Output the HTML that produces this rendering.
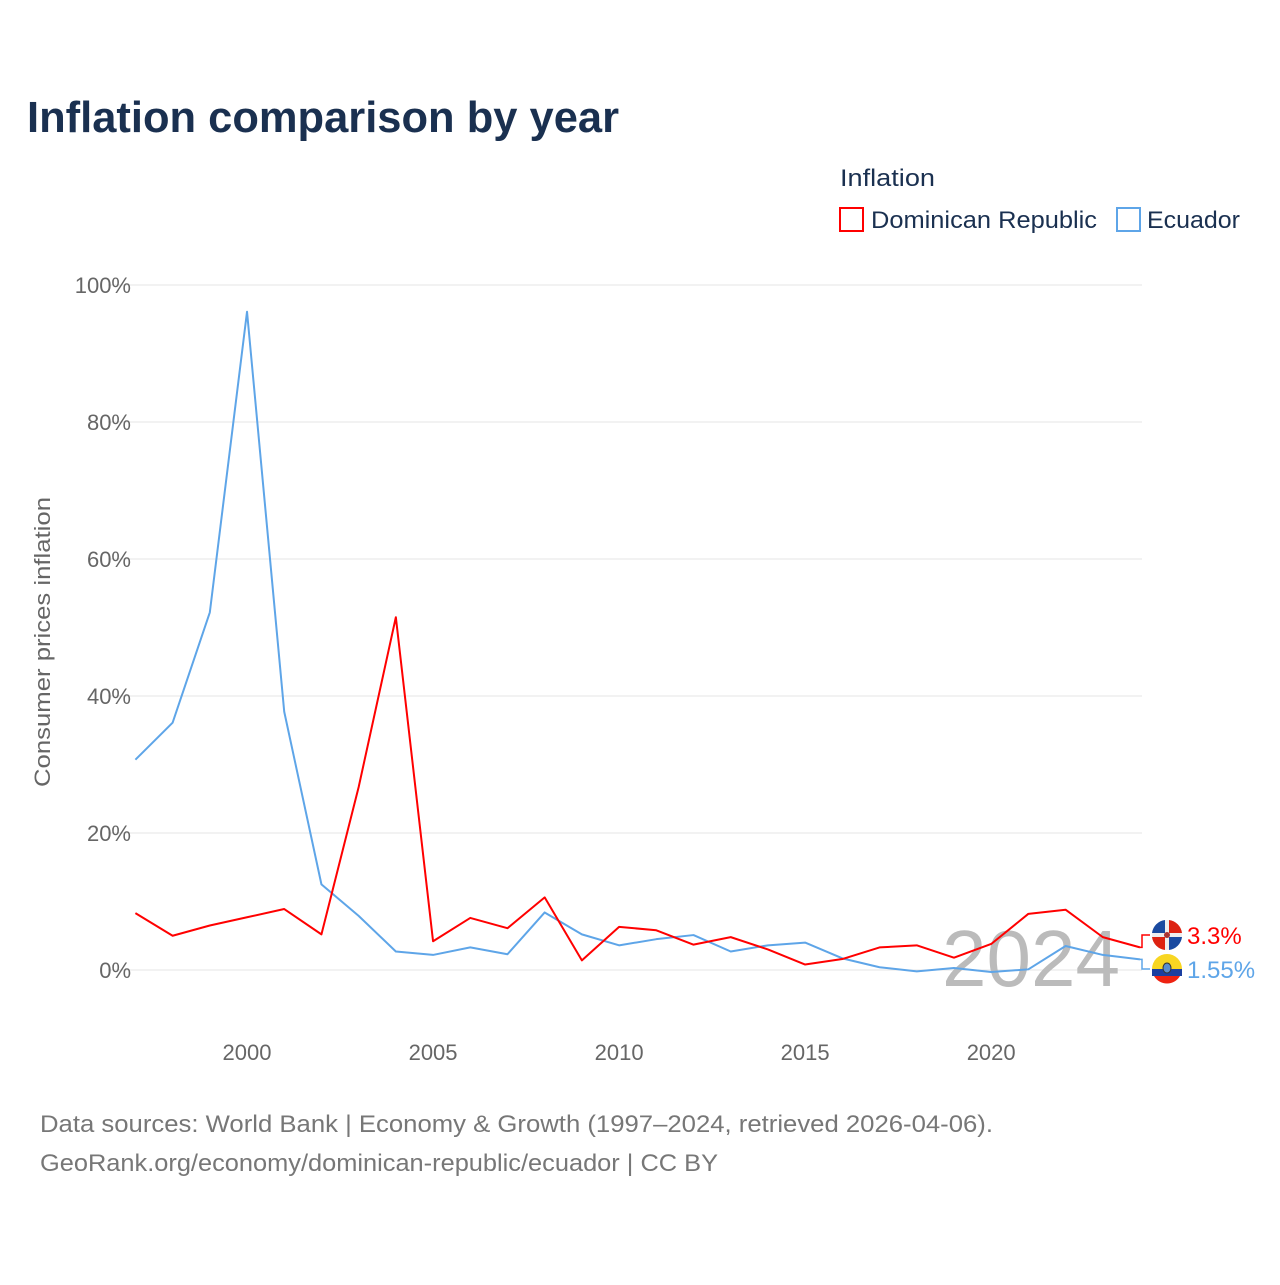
<!DOCTYPE html>
<html><head><meta charset="utf-8"><style>
body{margin:0;background:#fff;font-family:"Liberation Sans",sans-serif}
svg text{font-family:"Liberation Sans",sans-serif}
</style></head><body>
<svg width="1280" height="1280" viewBox="0 0 1280 1280">
<text x="27" y="132" font-size="44" font-weight="bold" fill="#1a3050" textLength="592" lengthAdjust="spacingAndGlyphs">Inflation comparison by year</text>
<text x="840" y="186" font-size="24" fill="#1a3050" textLength="95" lengthAdjust="spacingAndGlyphs">Inflation</text>
<g><rect x="840" y="208" width="23" height="23" fill="none" stroke="#f00" stroke-width="2"/><text x="871" y="228" font-size="24" fill="#1a3050" textLength="226" lengthAdjust="spacingAndGlyphs">Dominican Republic</text></g>
<g><rect x="1117" y="208" width="23" height="23" fill="none" stroke="#5ea5e8" stroke-width="2"/><text x="1147" y="228" font-size="24" fill="#1a3050" textLength="93" lengthAdjust="spacingAndGlyphs">Ecuador</text></g>
<text transform="translate(50,642) rotate(-90)" text-anchor="middle" font-size="22" fill="#666" textLength="290" lengthAdjust="spacingAndGlyphs">Consumer prices inflation</text>
<g id="grid"></g><g id="ticks"></g>
<text x="1120" y="986" text-anchor="end" font-size="80" fill="#bbb">2024</text>
<g id="lines"></g>
<text x="40" y="1132" font-size="24" fill="#777" textLength="953" lengthAdjust="spacingAndGlyphs">Data sources: World Bank | Economy &amp; Growth (1997–2024, retrieved 2026-04-06).</text>
<text x="40" y="1171" font-size="24" fill="#777" textLength="678" lengthAdjust="spacingAndGlyphs">GeoRank.org/economy/dominican-republic/ecuador | CC BY</text>
</svg>
<script>
const years=[1997,1998,1999,2000,2001,2002,2003,2004,2005,2006,2007,2008,2009,2010,2011,2012,2013,2014,2015,2016,2017,2018,2019,2020,2021,2022,2023,2024];
const domRep=[8.3,5.0,6.5,7.7,8.9,5.2,26.7,51.5,4.2,7.6,6.1,10.6,1.4,6.3,5.8,3.7,4.8,3.0,0.8,1.6,3.3,3.6,1.8,3.8,8.2,8.8,4.8,3.3];
const ecuador=[30.7,36.1,52.2,96.1,37.7,12.5,7.9,2.7,2.2,3.3,2.3,8.4,5.2,3.6,4.5,5.1,2.7,3.6,4.0,1.7,0.4,-0.2,0.3,-0.3,0.1,3.5,2.2,1.55];
const yTicks=[0,20,40,60,80,100];
const xTicks=[2000,2005,2010,2015,2020];
const NS="http://www.w3.org/2000/svg";
const x=v=>135.4+(v-1997)*(1140-135.4)/27;
const y=v=>970-v*6.85;
function mk(t,a,p){const e=document.createElementNS(NS,t);for(const k in a)e.setAttribute(k,a[k]);p.appendChild(e);return e;}
const grid=document.getElementById('grid'),ticks=document.getElementById('ticks'),lines=document.getElementById('lines');
yTicks.forEach(t=>{
const l=mk('line',{x1:108,x2:1142,y1:y(t),y2:y(t),stroke:'#e6e6e6','stroke-width':1},grid);


const tx=mk('text',{x:131,y:y(t)+8,'text-anchor':'end','font-size':22,fill:'#666'},ticks);tx.textContent=t+'%';


});
xTicks.forEach(t=>{
const tx=mk('text',{x:x(t),y:1060,'text-anchor':'middle','font-size':22,fill:'#666'},ticks);tx.textContent=t;


});
function series(vals,color,name){
const p=mk('polyline',{points:vals.map((v,i)=>x(years[i])+','+y(v)).join(' '),fill:'none',stroke:color,'stroke-width':2,'stroke-linejoin':'round'},lines);


}
series(ecuador,'#5ea5e8','line-ecuador');
series(domRep,'#f00','line-dominican-republic');
function endLabel(v,ly,color,txt,name,flag){
const ex=x(2024),ey=y(v);
mk('polyline',{points:`${ex},${ey} ${ex+2},${ey} ${ex+2},${ly} ${ex+10},${ly}`,fill:'none',stroke:color,'stroke-width':1.5},lines);
const g=mk('g',{},lines);


flag(g,ex+27,ly);
const t=mk('text',{x:ex+47,y:ly+9,'font-size':24,fill:color},lines);t.textContent=txt;


}
endLabel(domRep[27],935,'#f00','3.3%','dominican-republic',(g,cx,cy)=>{
mk('circle',{cx,cy,r:15,fill:'#eee'},g);
mk('path',{d:`M${cx-15},${cy-2} A15,15 0 0 1 ${cx-2},${cy-15} L${cx-2},${cy-2}Z`,fill:'#1a4aa0'},g);
mk('path',{d:`M${cx+2},${cy+2} L${cx+15},${cy+2} A15,15 0 0 1 ${cx+2},${cy+15}Z`,fill:'#1a4aa0'},g);
mk('path',{d:`M${cx+2},${cy-15} A15,15 0 0 1 ${cx+15},${cy-2} L${cx+2},${cy-2}Z`,fill:'#d21'},g);
mk('path',{d:`M${cx-15},${cy+2} L${cx-2},${cy+2} L${cx-2},${cy+15} A15,15 0 0 1 ${cx-15},${cy+2}Z`,fill:'#d21'},g);
mk('circle',{cx,cy,r:3,fill:'#a33'},g);
});
endLabel(ecuador[27],969,'#5ea5e8','1.55%','ecuador',(g,cx,cy)=>{
mk('path',{d:`M${cx-15},${cy} A15,15 0 0 1 ${cx+15},${cy}Z`,fill:'#f8d622'},g);
mk('rect',{x:cx-15,y:cy,width:30,height:7,fill:'#1b3fa0'},g);
mk('path',{d:`M${cx-13},${cy+7} L${cx+13},${cy+7} A15,15 0 0 1 ${cx-13},${cy+7}Z`,fill:'#e21'},g);
mk('ellipse',{cx,cy:cy-1,rx:4,ry:5,fill:'#5a8fd0',stroke:'#333','stroke-width':1},g);
});
</script>
</body></html>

Your goal: Transcribe the whole listing, character for character, but not its images.

Answer to the exercise:
Output the HTML that produces this rendering.
<!DOCTYPE html>
<html><head><meta charset="utf-8"><style>
body{margin:0;background:#fff;font-family:"Liberation Sans",sans-serif}
svg text{font-family:"Liberation Sans",sans-serif}
</style></head><body>
<svg width="1280" height="1280" viewBox="0 0 1280 1280">
<text x="27" y="132" font-size="44" font-weight="bold" fill="#1a3050" textLength="592" lengthAdjust="spacingAndGlyphs">Inflation comparison by year</text>
<text x="840" y="186" font-size="24" fill="#1a3050" textLength="95" lengthAdjust="spacingAndGlyphs">Inflation</text>
<g><rect x="840" y="208" width="23" height="23" fill="none" stroke="#f00" stroke-width="2"/><text x="871" y="228" font-size="24" fill="#1a3050" textLength="226" lengthAdjust="spacingAndGlyphs">Dominican Republic</text></g>
<g><rect x="1117" y="208" width="23" height="23" fill="none" stroke="#5ea5e8" stroke-width="2"/><text x="1147" y="228" font-size="24" fill="#1a3050" textLength="93" lengthAdjust="spacingAndGlyphs">Ecuador</text></g>
<text transform="translate(50,642) rotate(-90)" text-anchor="middle" font-size="22" fill="#666" textLength="290" lengthAdjust="spacingAndGlyphs">Consumer prices inflation</text>
<g id="grid"></g><g id="ticks"></g>
<text x="1120" y="986" text-anchor="end" font-size="80" fill="#bbb">2024</text>
<g id="lines"></g>
<text x="40" y="1132" font-size="24" fill="#777" textLength="953" lengthAdjust="spacingAndGlyphs">Data sources: World Bank | Economy &amp; Growth (1997–2024, retrieved 2026-04-06).</text>
<text x="40" y="1171" font-size="24" fill="#777" textLength="678" lengthAdjust="spacingAndGlyphs">GeoRank.org/economy/dominican-republic/ecuador | CC BY</text>
</svg>
<script>
const years=[1997,1998,1999,2000,2001,2002,2003,2004,2005,2006,2007,2008,2009,2010,2011,2012,2013,2014,2015,2016,2017,2018,2019,2020,2021,2022,2023,2024];
const domRep=[8.3,5.0,6.5,7.7,8.9,5.2,26.7,51.5,4.2,7.6,6.1,10.6,1.4,6.3,5.8,3.7,4.8,3.0,0.8,1.6,3.3,3.6,1.8,3.8,8.2,8.8,4.8,3.3];
const ecuador=[30.7,36.1,52.2,96.1,37.7,12.5,7.9,2.7,2.2,3.3,2.3,8.4,5.2,3.6,4.5,5.1,2.7,3.6,4.0,1.7,0.4,-0.2,0.3,-0.3,0.1,3.5,2.2,1.55];
const yTicks=[0,20,40,60,80,100];
const xTicks=[2000,2005,2010,2015,2020];
const NS="http://www.w3.org/2000/svg";
const x=v=>135.4+(v-1997)*(1140-135.4)/27;
const y=v=>970-v*6.85;
function mk(t,a,p){const e=document.createElementNS(NS,t);for(const k in a)e.setAttribute(k,a[k]);p.appendChild(e);return e;}
const grid=document.getElementById('grid'),ticks=document.getElementById('ticks'),lines=document.getElementById('lines');
yTicks.forEach(t=>{
const l=mk('line',{x1:108,x2:1142,y1:y(t),y2:y(t),stroke:'#e6e6e6','stroke-width':1},grid);


const tx=mk('text',{x:131,y:y(t)+8,'text-anchor':'end','font-size':22,fill:'#666'},ticks);tx.textContent=t+'%';


});
xTicks.forEach(t=>{
const tx=mk('text',{x:x(t),y:1060,'text-anchor':'middle','font-size':22,fill:'#666'},ticks);tx.textContent=t;


});
function series(vals,color,name){
const p=mk('polyline',{points:vals.map((v,i)=>x(years[i])+','+y(v)).join(' '),fill:'none',stroke:color,'stroke-width':2,'stroke-linejoin':'round'},lines);


}
series(ecuador,'#5ea5e8','line-ecuador');
series(domRep,'#f00','line-dominican-republic');
function endLabel(v,ly,color,txt,name,flag){
const ex=x(2024),ey=y(v);
mk('polyline',{points:`${ex},${ey} ${ex+2},${ey} ${ex+2},${ly} ${ex+10},${ly}`,fill:'none',stroke:color,'stroke-width':1.5},lines);
const g=mk('g',{},lines);


flag(g,ex+27,ly);
const t=mk('text',{x:ex+47,y:ly+9,'font-size':24,fill:color},lines);t.textContent=txt;


}
endLabel(domRep[27],935,'#f00','3.3%','dominican-republic',(g,cx,cy)=>{
mk('circle',{cx,cy,r:15,fill:'#eee'},g);
mk('path',{d:`M${cx-15},${cy-2} A15,15 0 0 1 ${cx-2},${cy-15} L${cx-2},${cy-2}Z`,fill:'#1a4aa0'},g);
mk('path',{d:`M${cx+2},${cy+2} L${cx+15},${cy+2} A15,15 0 0 1 ${cx+2},${cy+15}Z`,fill:'#1a4aa0'},g);
mk('path',{d:`M${cx+2},${cy-15} A15,15 0 0 1 ${cx+15},${cy-2} L${cx+2},${cy-2}Z`,fill:'#d21'},g);
mk('path',{d:`M${cx-15},${cy+2} L${cx-2},${cy+2} L${cx-2},${cy+15} A15,15 0 0 1 ${cx-15},${cy+2}Z`,fill:'#d21'},g);
mk('circle',{cx,cy,r:3,fill:'#a33'},g);
});
endLabel(ecuador[27],969,'#5ea5e8','1.55%','ecuador',(g,cx,cy)=>{
mk('path',{d:`M${cx-15},${cy} A15,15 0 0 1 ${cx+15},${cy}Z`,fill:'#f8d622'},g);
mk('rect',{x:cx-15,y:cy,width:30,height:7,fill:'#1b3fa0'},g);
mk('path',{d:`M${cx-13},${cy+7} L${cx+13},${cy+7} A15,15 0 0 1 ${cx-13},${cy+7}Z`,fill:'#e21'},g);
mk('ellipse',{cx,cy:cy-1,rx:4,ry:5,fill:'#5a8fd0',stroke:'#333','stroke-width':1},g);
});
</script>
</body></html>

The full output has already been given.